Le projet « Une réponse accompagnée pour tous » mis en œuvre dans 23 départements pionniers n’est-il pas à même de circonscrire les situations dans lesquelles s’inscrira le PAG ?
Les résultats seront intéressants à regarder, c’est certain, mais on est dans le trompe-l’œil. Les « pionniers » n’ont pas vocation à expérimenter mais constituent la « première vague » de déploiement.
Désormais la loi est écrite, et si les services de l’Etat parlent d’obligation de moyens (obligation de tout faire pour aboutir à l’élaboration d’un PAG), ma conviction est faite : les MDPH auront une obligation de résultats. Les personnes en situation de handicap et les familles saisiront la justice et feront condamner, et l’Etat – comme c’est le cas actuellement à l’initiative de parents d’enfant autiste – et les MDPH, si le PAG ne peut être mis en œuvre ou ne les satisfait pas… parce que la loi fait du PAG un droit opposable sans que les moyens soient donnés aux MDPH pour atteindre l’ambition louable qui le sous-tend. L’enfer est pavé de bonnes intentions !
Focus
Amendement Creton : près de 6000 jeunes adultes
L’amendement Creton permet le maintien de jeunes adultes dans les établissements pour enfants handicapés, dans l’attente d’une place dans une structure adaptée pour adultes. Selon une étude de la Drees publiée le 4 janvier 2016, près de 6000 jeune bénéficiaient de ce dispositif en 2010 : 1000 de plus qu’en 2006 lors de la précédente enquête. Les deux tiers ont 20 ou 21 ans.Ils représentent 5,6 % des publics accueillis en instituts médico-éducatifs, établissements pour enfants et adolescents polyhandicapés et établissements pour déficients moteurs, avec des handicaps plus lourds que la moyenne ou avec déficience associée.
Focus
Plus d’une demande sur dix concerne les plus de 60 ans
Selon une étude statistique de la Caisse nationale de solidarité pour l’autonomie (CNSA) publiée le 5 janvier, près de 14 % des demandes déposées en 2014 auprès des MDPH concernaient des personnes de 60 ans ou plus. Selon la législation actuelle, les MDPH s’adressent pourtant aux moins de 60 ans, mais avec une exception de taille : l’attribution aux plus de 60 ans des cartes
- d’invalidité ;
- de priorité ;
- de stationnement.
Ces cartes constituent donc plus d’une demande sur dix !

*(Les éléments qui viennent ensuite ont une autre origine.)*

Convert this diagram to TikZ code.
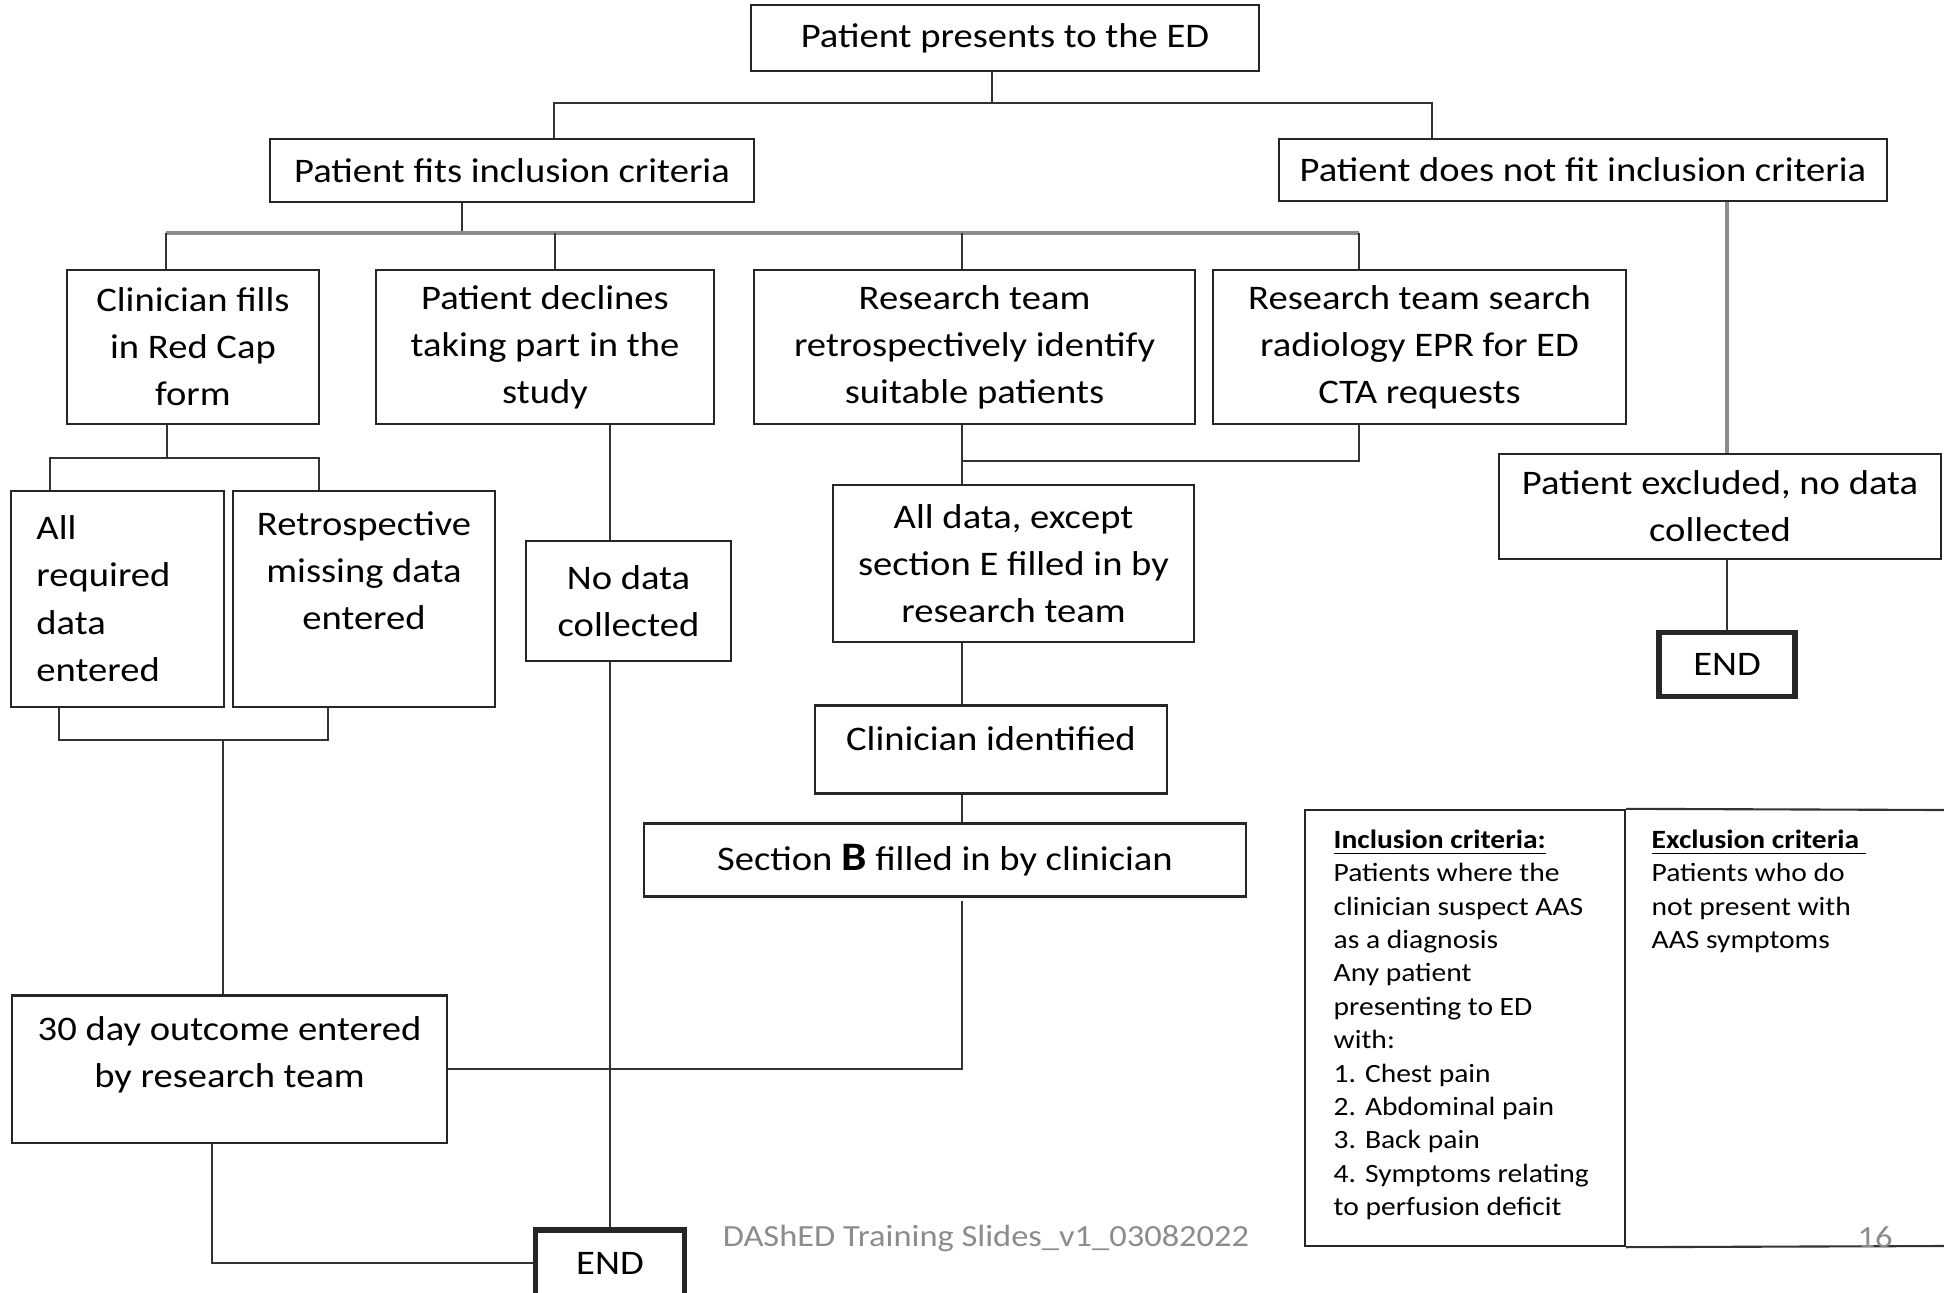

En matière de simplification, l’association des directeurs de MDPH plaide pour une évaluation des critères d’éligibilité concomitante avec les évaluations réalisées dans le cadre de l’allocation personnalisée d’autonomie (APA). Il s’agit de désengorger les MDPH de leurs tâches administratives pour renforcer l’accompagnement des personnes.